*Dataset content*
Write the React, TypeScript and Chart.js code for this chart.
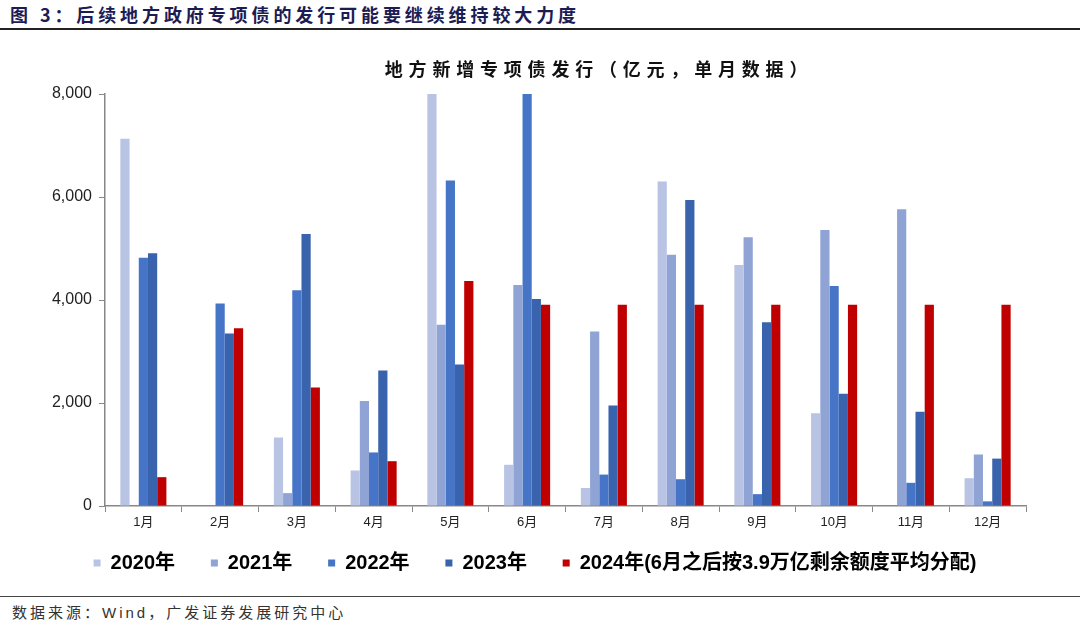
import React, { useEffect, useRef } from "react";
import { Chart, registerables } from "chart.js";

Chart.register(...registerables);

const months = ["1月", "2月", "3月", "4月", "5月", "6月", "7月", "8月", "9月", "10月", "11月", "12月"];
const s2020 = [7130, null, 1330, 690, 8000, 800, 350, 6300, 4680, 1800, null, 540];
const s2021 = [null, null, 250, 2040, 3520, 4290, 3390, 4880, 5220, 5360, 5760, 1000];
const s2022 = [4820, 3930, 4190, 1040, 6320, 8000, 610, 520, 230, 4270, 450, 90];
const s2023 = [4910, 3350, 5280, 2630, 2750, 4020, 1950, 5940, 3570, 2180, 1830, 920];
const s2024 = [560, 3450, 2300, 870, 4370, 3910, 3910, 3910, 3910, 3910, 3910, 3910];
const seriesNames = ["2020年", "2021年", "2022年", "2023年", "2024年(6月之后按3.9万亿剩余额度平均分配)"];
const seriesColors = ["#B9C4E4", "#8FA4D5", "#4674C6", "#3A63AD", "#C00000"];
const yTicks = [0, 2000, 4000, 6000, 8000];

const figTitle = "图 3：后续地方政府专项债的发行可能要继续维持较大力度";
const chartTitle = "地方新增专项债发行（亿元，单月数据）";
const sourceText = "数据来源：Wind，广发证券发展研究中心";

const FONT = "'Liberation Sans', Arial, 'Noto Sans CJK SC', sans-serif";
const LEGEND_GAP = "     ";

export default function App() {
  const ref = useRef<HTMLCanvasElement | null>(null);

  useEffect(() => {
    if (!ref.current) return;
    const all = [s2020, s2021, s2022, s2023, s2024];
    const chart = new Chart(ref.current, {
      type: "bar",
      data: {
        labels: months,
        datasets: all.map((d, i) => ({
          label: seriesNames[i],
          data: d,
          backgroundColor: seriesColors[i],
          borderWidth: 0,
          barPercentage: 1,
          categoryPercentage: 0.6,
        })),
      },
      options: {
        responsive: false,
        animation: false,
        maintainAspectRatio: false,
        layout: { padding: { left: 44, right: 54, top: 54, bottom: 0 } },
        plugins: {
          title: { display: false },
          tooltip: { enabled: false },
          legend: {
            display: true,
            position: "bottom",
            labels: {
              boxWidth: 7,
              boxHeight: 7,
              padding: 8,
              color: "#000",
              font: { family: FONT, size: 20, weight: "bold" },
              generateLabels: (c: any) => {
                const items = (Chart as any).defaults.plugins.legend.labels.generateLabels(c);
                return items.map((it: any, i: number) => ({
                  ...it,
                  text: i < items.length - 1 ? it.text + LEGEND_GAP : it.text,
                  lineWidth: 0,
                }));
              },
            },
          },
        },
        scales: {
          x: {
            grid: {
              offset: true,
              drawOnChartArea: false,
              drawTicks: true,
              tickLength: 6,
              color: "#888",
            },
            border: { color: "#888", width: 1.5 },
            ticks: {
              color: "#222",
              padding: 3,
              font: { family: FONT, size: 13 },
            },
            afterFit: (s: any) => {
              s.height = 39;
            },
          },
          y: {
            min: 0,
            max: 8000,
            afterBuildTicks: (s: any) => {
              s.ticks = yTicks.map((v) => ({ value: v }));
            },
            grid: {
              drawOnChartArea: false,
              drawTicks: true,
              tickLength: 6,
              color: "#888",
            },
            border: { color: "#888", width: 1.5 },
            ticks: {
              color: "#222",
              padding: 7,
              font: { family: FONT, size: 16 },
              callback: (v: any) => Number(v).toLocaleString("en-US"),
            },
            afterFit: (s: any) => {
              s.width = 61;
            },
          },
        },
      },
    });
    return () => chart.destroy();
  }, []);

  return (
    <div
      style={{
        position: "absolute",
        left: 0,
        top: 0,
        width: 1080,
        height: 631,
        background: "#fff",
        overflow: "hidden",
        fontFamily: FONT,
      }}
    >
      <div
        style={{
          position: "absolute",
          left: 10,
          top: 2,
          fontSize: 18,
          fontWeight: "bold",
          color: "#1c1c54",
          letterSpacing: 3.9,
          whiteSpace: "nowrap",
          lineHeight: "24px",
          fontFamily: "'Noto Sans CJK SC', sans-serif",
        }}
      >
        {figTitle}
      </div>
      <div
        style={{ position: "absolute", left: 0, top: 28, width: 1080, height: 2, background: "#222" }}
      />
      <canvas
        ref={ref}
        width={1080}
        height={543}
        style={{ position: "absolute", left: 0, top: 40, width: 1080, height: 543 }}
      />
      <div
        style={{
          position: "absolute",
          left: 379,
          top: 55,
          width: 440,
          textAlign: "center",
          fontSize: 18,
          fontWeight: "bold",
          color: "#111",
          letterSpacing: 5.8,
          whiteSpace: "nowrap",
          lineHeight: "26px",
          fontFamily: "'Noto Sans CJK SC', sans-serif",
        }}
      >
        {chartTitle}
      </div>
      <div
        style={{ position: "absolute", left: 0, top: 596, width: 1080, height: 1, background: "#444" }}
      />
      <div
        style={{
          position: "absolute",
          left: 12,
          top: 602,
          fontSize: 15,
          color: "#333",
          letterSpacing: 3,
          whiteSpace: "nowrap",
          lineHeight: "22px",
          fontFamily: FONT,
        }}
      >
        {sourceText}
      </div>
    </div>
  );
}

*Request*
Write out each line of the listing above, exactly, from its first line to the line holding "Chart.register(...registerables);", inclusive. Skip the pictures.

*Response to the task*
Write the React, TypeScript and Chart.js code for this chart.
import React, { useEffect, useRef } from "react";
import { Chart, registerables } from "chart.js";

Chart.register(...registerables);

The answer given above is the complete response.